CONGRATS!! All ewes!


----------



## RedBrush Farm (Feb 7, 2014)

Congrats!! Its always such a releif when all goes well!!


----------



## Four Winds Ranch (Feb 7, 2014)

Thats awesome!!!!   Congrats!!!  Pics!!


----------



## Pioneer Chicken (Feb 7, 2014)

Congrats on the healthy lambs!!   Yes, WHERE are the photos?


----------



## woodsie (Feb 7, 2014)

Here are the pics of the triplets.

The cute white one did not do well outside in the cold and after the first night we found her laying near dead outside. We got her warmed but she was doing a weird star gazing thing throwing her head back when I syringed her with colostrum replacer and was paddling and eyes rolling/twitching. Was not looking good but we decided to take an all natural human prenatal vitamin and a dissolvable b-complex vitamin and crushed them up and syringed her, wrapped her up and cuddled her for a few hours…within a couple hours she had a suck reflex and took a warm bottle of colostrum replacer…and she was up and going. I tried her outside again with mom and although mom was accepting of her she just did not have enough in her to make it out there. As we are preparing for our own baby we decided to give her away to a 4h family that had the time and attention she required.  My girls were sad to see their "snowflake" go but we can go visit her at the fall fair where she will be showing. Happy endings all around!


----------



## Southern by choice (Feb 7, 2014)

YAY!!!!!!!!!!! They are so sweet looking!
Wonderful you could bless another family. The children can rejoice in being a small part of bringing that joy to someone else! 

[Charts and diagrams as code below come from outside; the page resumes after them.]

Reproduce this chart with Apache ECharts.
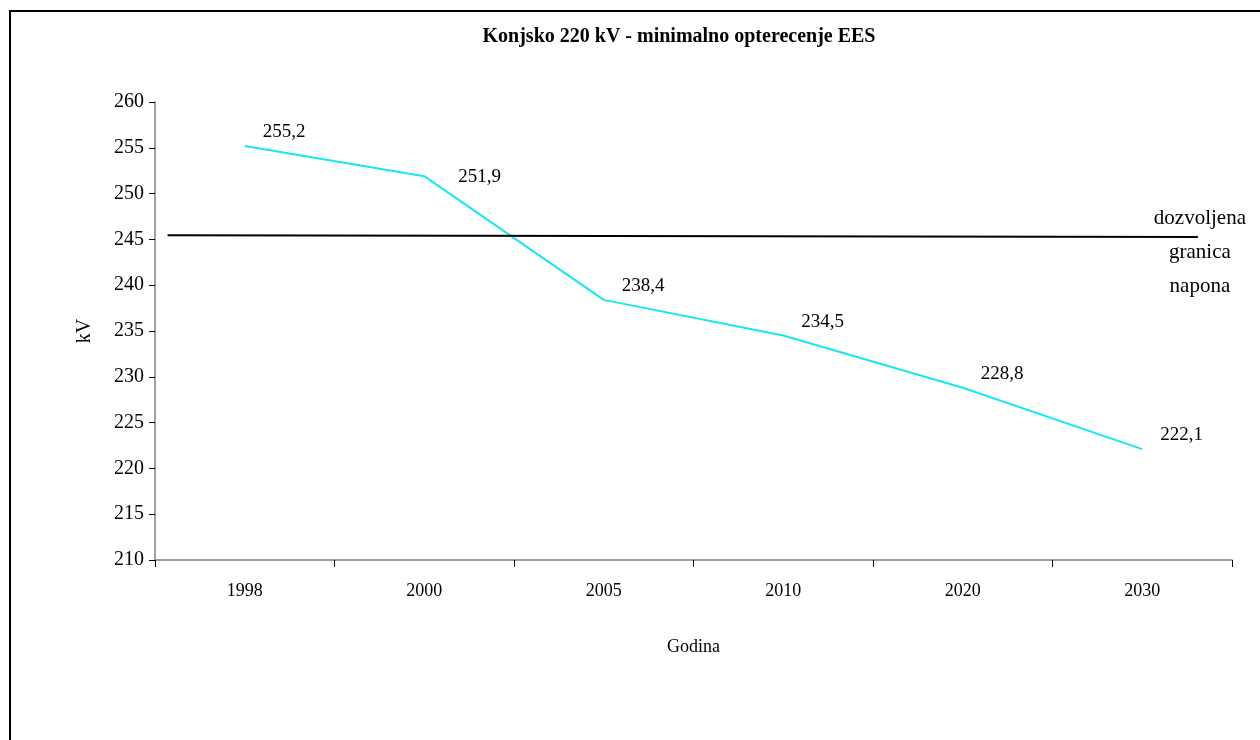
<!DOCTYPE html>
<html>
<head>
<meta charset="utf-8">
<script src="https://cdn.jsdelivr.net/npm/echarts@6/dist/echarts.min.js"></script>
<style>
html,body{margin:0;padding:0;background:#fff;}
#c{width:1260px;height:740px;}
</style>
</head>
<body>
<div id="c"></div>
<script>
const categories = ['1998', '2000', '2005', '2010', '2020', '2030'];
const voltage = [255.2, 251.9, 238.4, 234.5, 228.8, 222.1];
const limitX = [0.07, 5.81];
const limitY = [245.45, 245.25];
const limitLabel = 'dozvoljena\ngranica\nnapona';
const yTicks = { min: 210, max: 260, interval: 5 };

const font = '"Liberation Serif", "Times New Roman", serif';
const chart = echarts.init(document.getElementById('c'), null, { renderer: 'canvas' });

const option = {
  backgroundColor: '#fff',
  animation: false,
  title: {
    text: 'Konjsko 220 kV - minimalno opterecenje EES',
    left: 674, top: 22, textAlign: 'center',
    textStyle: { fontFamily: font, fontSize: 20, fontWeight: 'bold', color: '#000' }
  },
  graphic: [{
    type: 'rect', silent: true, z: -1,
    shape: { x: 10, y: 11, width: 1400, height: 900 },
    style: { fill: 'none', stroke: '#000', lineWidth: 2 }
  }],
  grid: { left: 155, right: 28, top: 102, bottom: 180 },
  xAxis: [{
    type: 'category', data: categories, boundaryGap: true,
    name: 'Godina', nameLocation: 'middle', nameGap: 78,
    nameTextStyle: { fontFamily: font, fontSize: 18, color: '#000' },
    axisLine: { lineStyle: { color: '#808080', width: 1.5 } },
    axisTick: { show: true, length: 7, alignWithLabel: false, lineStyle: { color: '#000' } },
    axisLabel: { fontFamily: font, fontSize: 18, color: '#000', margin: 22 },
    splitLine: { show: false }
  }, {
    type: 'value', min: 0, max: 6, show: false
  }],
  yAxis: {
    type: 'value', min: yTicks.min, max: yTicks.max, interval: yTicks.interval,
    name: 'kV', nameLocation: 'middle', nameGap: 60, nameRotate: 90,
    nameTextStyle: { fontFamily: font, fontSize: 20, color: '#000' },
    axisLine: { show: true, lineStyle: { color: '#808080', width: 1.5 } },
    axisTick: { show: true, length: 6, lineStyle: { color: '#000' } },
    axisLabel: { fontFamily: font, fontSize: 20, color: '#000', margin: 11 },
    splitLine: { show: false }
  },
  series: [{
    type: 'line', xAxisIndex: 0,
    data: voltage.map((v, i) => i === 1
      ? { value: v, label: { distance: 34, offset: [0, 1] } }
      : v),
    symbol: 'circle', symbolSize: 0, showSymbol: true,
    lineStyle: { color: '#18E6F0', width: 2 },
    label: {
      show: true, position: 'right', distance: 18, offset: [0, -14],
      formatter: p => String(p.value).replace('.', ','),
      fontFamily: font, fontSize: 19, color: '#000'
    }
  }, {
    type: 'line', xAxisIndex: 1,
    data: limitX.map((x, i) => [x, limitY[i]]),
    symbol: 'circle', symbolSize: 0, showSymbol: true,
    lineStyle: { color: '#000', width: 2 },
    label: {
      show: true,
      formatter: p => p.dataIndex === 1 ? limitLabel : '',
      position: 'inside', offset: [2, 15], align: 'center',
      lineHeight: 34, fontFamily: font, fontSize: 21, color: '#000'
    }
  }]
};
chart.setOption(option);
</script>
</body>
</html>
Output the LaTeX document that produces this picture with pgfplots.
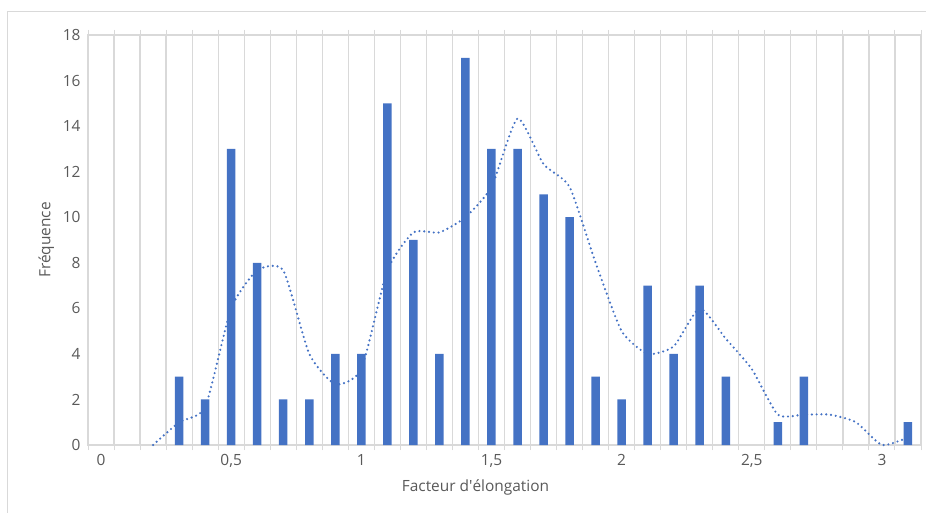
\documentclass[border=0pt]{standalone}
\usepackage{pgfplots}
\pgfplotsset{compat=1.18}
\usepackage{fontspec}
\setmainfont{Open Sans}
\definecolor{barblue}{HTML}{4472C4}
\definecolor{gridgray}{HTML}{D9D9D9}
\definecolor{textgray}{HTML}{595959}
\begin{document}
\begin{tikzpicture}
\begin{axis}[
  scale only axis,
  width=833bp, height=410bp,
  xmin=-0.05, xmax=3.15,
  ymin=0, ymax=18,
  ytick={0,2,...,18},
  xtick={0,0.5,1,1.5,2,2.5,3},
  xticklabels={0,{0,5},1,{1,5},2,{2,5},3},
  minor xtick={-0.05,0.05,0.15,0.25,0.35,0.45,0.55,0.65,0.75,0.85,0.95,1.05,1.15,1.25,1.35,1.45,1.55,1.65,1.75,1.85,1.95,2.05,2.15,2.25,2.35,2.45,2.55,2.65,2.75,2.85,2.95,3.05,3.15},
  xminorgrids=true,
  minor grid style={gridgray, line width=1.2bp},
  major tick length=0pt,
  minor tick length=5bp,
  tick align=outside,
  tick style={gridgray, line width=1bp},
  axis line style={gridgray, line width=1.2bp},
  /pgf/number format/assume math mode=true,
  /pgf/number format/use comma,
  ticklabel style={font=\fontsize{15.5}{18}\selectfont, text=textgray},
  yticklabel style={xshift=-4bp},
  xticklabel style={yshift=-6bp},
  xlabel={Facteur d\textquotesingle élongation},
  ylabel={Fréquence},
  label style={font=\fontsize{15.5}{18}\selectfont, text=textgray},
  xlabel style={yshift=-5bp, xshift=-29bp},
  ylabel style={yshift=2bp},
  clip=false,
]
\addplot[ybar, bar width=8.5bp, fill=barblue, draw=none] coordinates {
 (0.3,3) (0.4,2) (0.5,13) (0.6,8) (0.7,2) (0.8,2) (0.9,4) (1.0,4)
 (1.1,15) (1.2,9) (1.3,4) (1.4,17) (1.5,13) (1.6,13) (1.7,11) (1.8,10)
 (1.9,3) (2.0,2) (2.1,7) (2.2,4) (2.3,7) (2.4,3) (2.6,1) (2.7,3) (3.1,1)
};
\addplot[barblue, line width=2.4bp, line cap=round, dash pattern=on 0pt off 4.8bp, smooth, tension=0.35] coordinates {
 (0.2,0) (0.3,1) (0.4,1.667) (0.5,6) (0.6,7.667) (0.7,7.667) (0.8,4) (0.9,2.667)
 (1.0,3.333) (1.1,7.667) (1.2,9.333) (1.3,9.333) (1.4,10) (1.5,11.333) (1.6,14.333)
 (1.7,12.333) (1.8,11.333) (1.9,8) (2.0,5) (2.1,4) (2.2,4.333) (2.3,6) (2.4,4.667)
 (2.5,3.333) (2.6,1.333) (2.7,1.333) (2.8,1.333) (2.9,1) (3.0,0) (3.1,0.333)
};
\end{axis}
\path[use as bounding box] ([xshift=-88bp,yshift=-68bp]current axis.south west) rectangle ([xshift=5bp,yshift=35bp]current axis.north east);
\draw[gridgray, line width=1bp] ([xshift=-80bp,yshift=-80bp]current axis.south west) -- ([xshift=-80bp,yshift=23bp]current axis.north west) -- ([xshift=20bp,yshift=23bp]current axis.north east);
\end{tikzpicture}
\end{document}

BTW- LOL waiting on "woodsie" labor thread


----------



## autumnprairie (Feb 7, 2014)

They are adorable congrats


----------



## woodsie (Feb 7, 2014)

Noticed this afternoon we had another one very close…sure enough she delivered gorgeous big twins…a boy and a girl. Super cute but it is cold again so I broke out the hairdryer to make sure everyone was really dry. 

Lots of straw bedding and the last set got the boot out of their cozy kennel with heat lamps for the new ones….hoping they find a new spot with the straw and out of the drafts. They have run in shelters but they are still looking kind of lost, hopefully they all figure it out. I'll try to get pics tomorrow.

Well the sheep have officially beat me, which I guess is a good thing as I wouldn't be out there drying lambs with a hairdryer while labouring myself, well maybe, would provide for a good distraction…another benefit of home births - lol!. I thought we were close last night but contractions peetered out after 4 hours….I guess I have my own "doe code" going on.


----------



## woodsie (Feb 8, 2014)

Oh the joys of the cold….one of the other triplets was a mess in the back end…brought her in and some poop must have frozen on and then a day of pees and poos was frozen all over her back end. YUCKY! nothing like spending your saturday morning pre-coffee…with a lamb in the bathroom sink rubbing and picking poop off a newborn lamb's bumb, with my 3 other littles and big belly squished into our bathroom. Oh what we do for the ones we love!


----------



## bonbean01 (Feb 8, 2014)

You're a good sheepie mom...and yes...the things we do, eh?  Can't wait to hear of your own human baby arriving safely!!!!  Glad the lambies are doing okay and they are super cute!!!


----------